Video: Seeing the Whole Season: How Continuous Crop Modeling Is Changing Breeding

Plant breeding has long been shaped by snapshots. A walk through a plot. A single set of notes. A yield check at the end of the season. But crops do not grow in moments. They change every day.

In this conversation, Gary Nijak of AerialPLOT explains how continuous crop modeling is changing the way breeders see, measure, and select plants by capturing growth, stress, and recovery across the entire season, not just at isolated points in time.

Nijak breaks down why point-in-time observations can miss critical performance signals, how repeated, season-long data collection removes the human bottleneck in breeding, and what becomes possible when every plot is treated as a living data set. He also explores how continuous modeling allows breeding programs to move beyond vague descriptors and toward measurable, repeatable insights that connect directly to on-farm outcomes.

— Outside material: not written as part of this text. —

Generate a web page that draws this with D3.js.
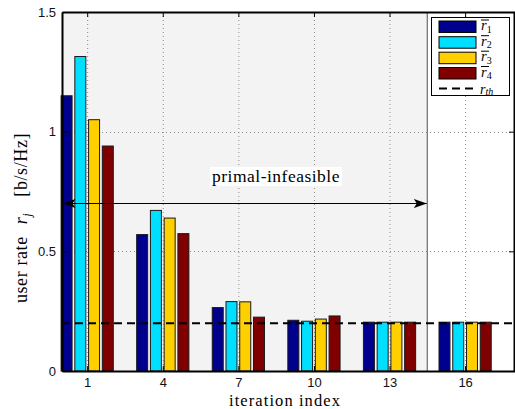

This conversation explores:

• What continuous crop modeling is and how it works

• Why traditional field observations fall short over a full growing season

• How scale and repeated measurement change breeding decisions

• What “digital twins” of plots mean for selection and performance

• Why data, not hardware, is driving the next shift in breeding innovation As data-driven breeding moves from research into real-world programs, this discussion offers a clear look at how seeing the whole season is reshaping value for breeders, seed companies, and farmers, and why this may be only the beginning.